L’Homme du Linceul a clairement enduré la flagellation et les récits des Evangiles sont tout aussi clairs quant aux supplices éprouvés par le Christ. Cependant, il existe une nette opposition entre les récits de Matthieu et Marc et ceux de Luc et Jean. Ce désaccord réside non pas dans le déroulement de la flagellation, qui n’est pas décrit, mais dans le but même de ce supplice.

Chez Matthieu, Marc la flagellation aurait été ordonnée par Pilate lui-même comme prélude à la crucifixion.

Pour Luc et Jean, la flagellation apparaît comme « un châtiment préventif, antérieur à la sentence et ayant pour but de l’éviter » selon les notes de l’Ecole Biblique de Jérusalem. On relève à cet effet différents termes montrant la différence des points de vue :

Mt (27, 26)  « […] quant à Jésus, après l’avoir fait flageller, il le livra pour être crucifié »

Lc (23) « Pilate, qui voulait relâcher Jésus […] dit [sous l’insistance de la foule] : je le relâcherai donc, après l’avoir châtié. […] Il livra Jésus à leur bon plaisir [de la foule]. »

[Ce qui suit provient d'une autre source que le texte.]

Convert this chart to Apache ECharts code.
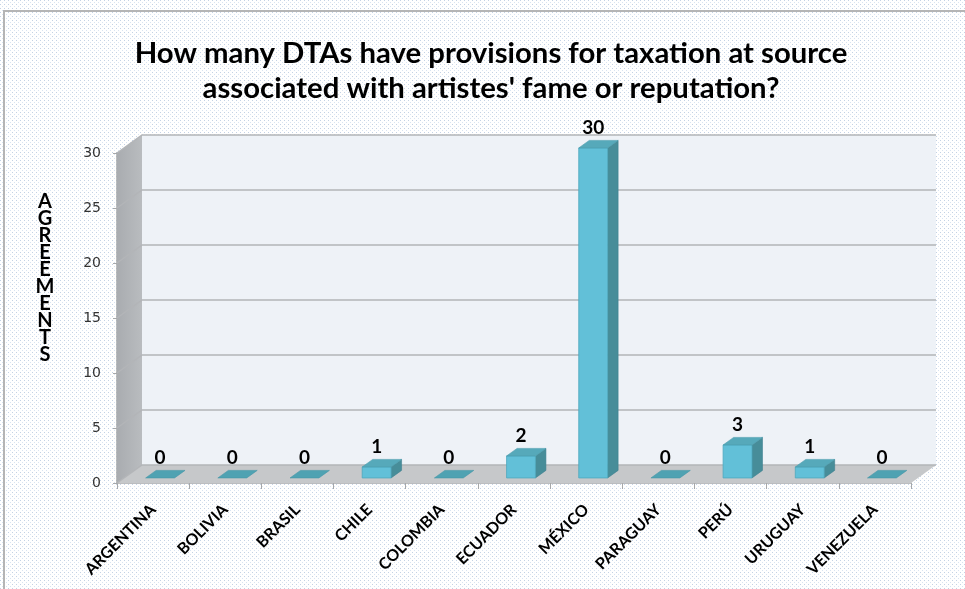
<!DOCTYPE html>
<html>
<head>
<meta charset="utf-8">
<script src="https://cdn.jsdelivr.net/npm/echarts@6/dist/echarts.min.js"></script>
<style>
  html, body { margin: 0; padding: 0; background: #ffffff; }
  #chart { width: 965px; height: 589px; }
</style>
</head>
<body>
<div id="chart"></div>
<script>
// ---- data ----
const titleLines = [
  "How many DTAs have provisions for taxation at source",
  "associated with artistes' fame or reputation?"
];
const axisTitle = "AGREEMENTS";
const countries = ["ARGENTINA", "BOLIVIA", "BRASIL", "CHILE", "COLOMBIA", "ECUADOR",
                   "MÉXICO", "PARAGUAY", "PERÚ", "URUGUAY", "VENEZUELA"];
const agreements = [0, 0, 0, 1, 0, 2, 30, 0, 3, 1, 0];
const yTicks = [0, 5, 10, 15, 20, 25, 30];

// ---- 3D projection of the plot box ----
const DX = 25;      // horizontal shift from front plane to back wall
const DY = -18;     // vertical shift from front plane to back wall
const BAR_Z0 = 0.28;   // depth at which the bar's front face sits
const BAR_DZ = 0.42;   // bar depth as a fraction of the box depth
const BAR_W = 0.40;    // bar width as a fraction of the category band

const FONT = "Lato, 'Open Sans', sans-serif";

// dotted chart-area fill
const tile = document.createElement('canvas');
tile.width = 4; tile.height = 4;
const tg = tile.getContext('2d');
tg.fillStyle = '#ffffff'; tg.fillRect(0, 0, 4, 4);
tg.fillStyle = '#c4d2e4'; tg.fillRect(0, 0, 1, 1);
tg.fillStyle = '#d9e4f1'; tg.fillRect(2, 2, 1, 1);

function renderWalls(params, api) {
  const n = countries.length;
  const bw = api.size([1, 0])[0];
  const xl = api.coord([0, 0])[0] - bw / 2;
  const xr = api.coord([n - 1, 0])[0] + bw / 2;
  const yb = api.coord([0, yTicks[0]])[1];
  const yt = api.coord([0, yTicks[yTicks.length - 1]])[1];
  const children = [
    { type: 'polygon',
      shape: { points: [[xl + DX, yt + DY], [xr + DX, yt + DY], [xr + DX, yb + DY], [xl + DX, yb + DY]] },
      style: { fill: '#eef2f7' } },
    { type: 'polygon',
      shape: { points: [[xl, yt], [xl + DX, yt + DY], [xl + DX, yb + DY], [xl, yb]] },
      style: { fill: new echarts.graphic.LinearGradient(0, 0, 1, 0, [
        { offset: 0, color: '#a9acb0' }, { offset: 1, color: '#b9bcbf' }]) } },
    { type: 'polygon',
      shape: { points: [[xl, yb], [xr, yb], [xr + DX, yb + DY], [xl + DX, yb + DY]] },
      style: { fill: '#c6c8ca' } }
  ];
  yTicks.forEach(function (v) {
    const y = api.coord([0, v])[1];
    children.push({
      type: 'polyline',
      shape: { points: [[xl, y], [xl + DX, y + DY], [xr + DX, y + DY]] },
      style: { stroke: '#b3b5b8', lineWidth: 1.5, fill: null }
    });
  });
  return { type: 'group', children: children };
}

function renderBar(params, api) {
  const ci = api.value(0);
  const v = api.value(1);
  const bw = api.size([1, 0])[0];
  const base = api.coord([ci, 0]);
  const top = api.coord([ci, v]);
  const w = bw * BAR_W;
  const x0 = base[0] - w / 2 + DX * BAR_Z0;
  const x1 = x0 + w;
  const by = base[1] + DY * BAR_Z0;
  const ty = top[1] + DY * BAR_Z0;
  const ox = DX * BAR_DZ;
  const oy = DY * BAR_DZ;
  const children = [];
  if (v > 0) {
    children.push({ type: 'polygon',
      shape: { points: [[x1, ty], [x1 + ox, ty + oy], [x1 + ox, by + oy], [x1, by]] },
      style: { fill: '#478d99', stroke: '#3f8290', lineWidth: 0.6 } });
    children.push({ type: 'polygon',
      shape: { points: [[x0, ty], [x1, ty], [x1, by], [x0, by]] },
      style: { fill: '#62c0d8', stroke: '#4ea8be', lineWidth: 0.8 } });
    children.push({ type: 'polygon',
      shape: { points: [[x0, ty], [x1, ty], [x1 + ox, ty + oy], [x0 + ox, ty + oy]] },
      style: { fill: '#56a9ba', stroke: '#4c9cad', lineWidth: 0.6 } });
  } else {
    children.push({ type: 'polygon',
      shape: { points: [[x0, by], [x1, by], [x1 + ox, by + oy], [x0 + ox, by + oy]] },
      style: { fill: '#4fa2b2', stroke: '#4597a8', lineWidth: 0.6 } });
  }
  children.push({ type: 'text',
    x: (x0 + x1) / 2, y: ty + oy - 3,
    style: { text: String(v), fontSize: 19, fontWeight: 'bold', fontFamily: FONT,
             fill: '#000000', align: 'center', verticalAlign: 'bottom' } });
  return { type: 'group', children: children };
}

const chart = echarts.init(document.getElementById('chart'), null, { renderer: 'canvas' });
chart.setOption({
  animation: false,
  backgroundColor: '#ffffff',
  graphic: [
    { type: 'rect', z: -10, silent: true,
      shape: { x: 0, y: 0, width: 965, height: 589 },
      style: { fill: { image: tile, repeat: 'repeat' } } },
    { type: 'rect', z: -9, silent: true,
      shape: { x: 4, y: 11, width: 1000, height: 620 },
      style: { fill: null, stroke: '#b5b5b5', lineWidth: 2 } },
    { type: 'text', z: 5, x: 45, y: 193, silent: true,
      style: { text: axisTitle.split('').join('\n'), fontSize: 20, fontWeight: 'bold',
               fontFamily: FONT, fill: '#000000', lineHeight: 17,
               align: 'center', verticalAlign: 'top' } }
  ],
  title: {
    text: titleLines.join('\n'),
    left: 486, top: 31, textAlign: 'center',
    textStyle: { fontSize: 29.3, fontWeight: 'bold', fontFamily: FONT, color: '#000000', lineHeight: 35 }
  },
  grid: { left: 117, right: 54, top: 153, bottom: 106, containLabel: false },
  xAxis: {
    type: 'category',
    data: countries,
    boundaryGap: true,
    axisLine: { show: true, lineStyle: { color: '#a6a8aa', width: 1.5 } },
    axisTick: { show: true, length: 6, lineStyle: { color: '#a6a8aa' } },
    axisLabel: { interval: 0, rotate: 45, margin: 24, fontSize: 16, fontWeight: 'bold',
                 fontFamily: FONT, color: '#000000' },
    splitLine: { show: false }
  },
  yAxis: {
    type: 'value',
    min: yTicks[0], max: yTicks[yTicks.length - 1], interval: yTicks[1] - yTicks[0],
    axisLine: { show: true, lineStyle: { color: '#a6a8aa', width: 1.5 } },
    axisTick: { show: true, length: 4, lineStyle: { color: '#a6a8aa' } },
    axisLabel: { margin: 16, fontSize: 14, fontFamily: "'DejaVu Sans', sans-serif", color: '#333333' },
    splitLine: { show: false }
  },
  series: [
    { type: 'custom', name: 'walls', renderItem: renderWalls, data: [[0, 0]], z: 1, silent: true },
    { type: 'custom', name: 'agreements', renderItem: renderBar, z: 3,
      data: agreements.map(function (v, i) { return [i, v]; }) }
  ]
});
</script>
</body>
</html>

Pour le premier, les autorités romaines sont à l’origine de la condamnation ; pour les seconds, Pilate n’a fait que subir les injonctions de la foule. Sans vouloir donner raison aux uns ou aux autres, on peut se demander pourquoi, dans l’hypothèse où Pilate a subi la foule, tant de coups de fouet ont été assénés alors que le but était d’éviter tout supplice au Christ.